Yeni rehber, patlamalar, kent merkezlerine saldırılar veya dezenformasyon kampanyaları sırasında sığınakların nasıl bulunacağı, bilgi kirliliğinin nasıl ayırt edileceği gibi konularda adım adım talimatlar içeriyor.
Tiesler, “Savaş korkusu değil, kriz bilinci oluşturmak istiyoruz,” derken; uzmanlar bu yönelimi “21. yüzyıl tipi Soğuk Savaş psikolojisinin geri dönüşü” olarak değerlendiriyor.
Savaş kelimesi psikolojide ciddi bir eşik
Dr. Andrea Hoffman (Berlin Güvenlik Araştırmaları Enstitüsü):
“BBK’nin rehberi, askeri hazırlıktan çok toplumsal dayanıklılığa işaret ediyor. Ancak ‘savaş’ kelimesinin kullanılması, kamu psikolojisinde ciddi bir eşiğin geçildiğini gösteriyor.”

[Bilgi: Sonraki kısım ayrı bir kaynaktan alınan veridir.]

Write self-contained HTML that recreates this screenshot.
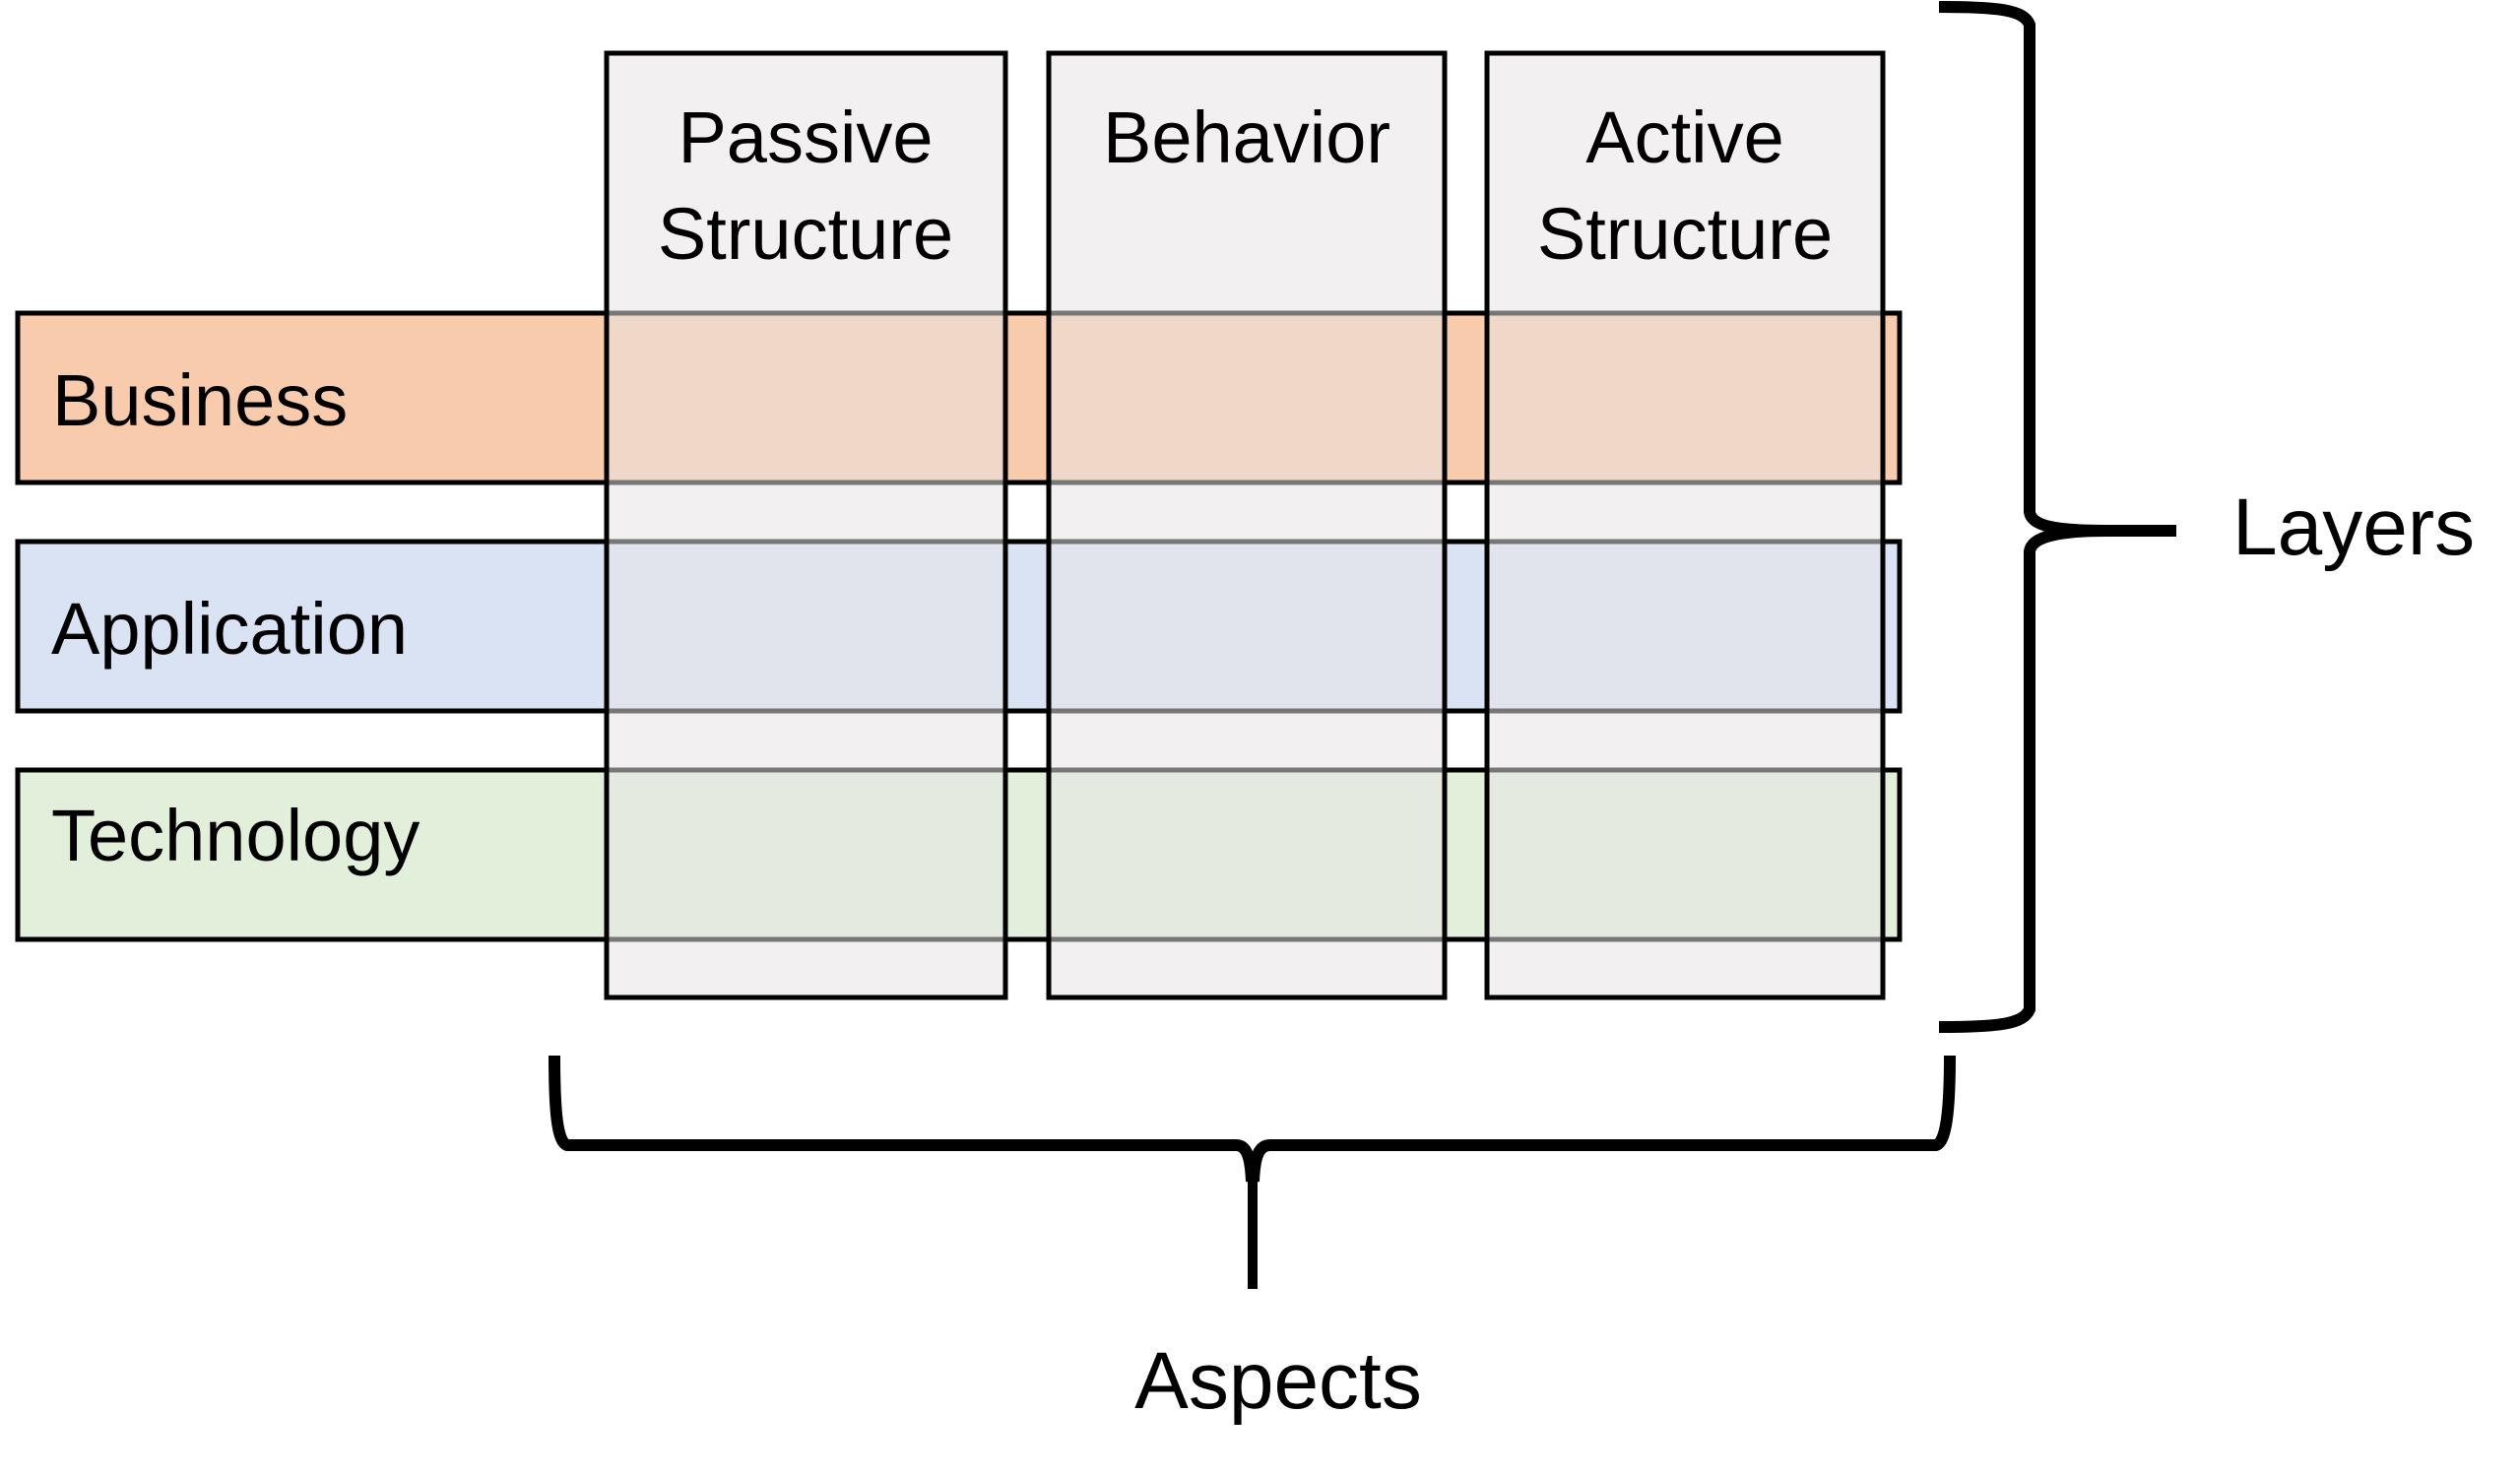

Thomas Riedl (Avrupa Dış Politika Merkezi):
“Bu çıkış, yalnızca Almanya’ya özgü değil. Avrupa genelinde enerji bağımlılığı, dezenformasyon ve sınır güvenliği endişeleri, ‘sivil güvenlik’ kavramını yeniden tanımlıyor.”
Bir AB diplomatı (anonim):
“Berlin, uzun süredir askeri konularda temkinliydi. Bu yeni ton, AB içinde liderlik iddiasının güçleneceğinin işareti olabilir.”
Avrupa’da ‘Savaşın Uzak İhtimal’ Olmadığı Dönem
Almanya’nın 35 yıl sonra yeniden sivil savunma rehberi yayımlaması, Avrupa güvenlik mimarisinde köklü bir zihinsel dönüşümün sembolü olarak görülüyor.
Ukrayna’daki savaş, Baltık hattındaki gerilim, Çin ve Rusya merkezli siber saldırı dalgaları, kıta genelinde “barış sonrası dönemin sona erdiği” algısını güçlendiriyor.
Almanya artık yalnızca enerji ve sanayi devi değil; “dirençli toplum” inşa etme çabasında. Ancak asıl soru şu: Bu hazırlık, Avrupa’nın yeniden bir savaş korkusu çağına mı girdiğinin göstergesi mi — yoksa olası bir krizde halkını koruma refleksinin modern versiyonu mu?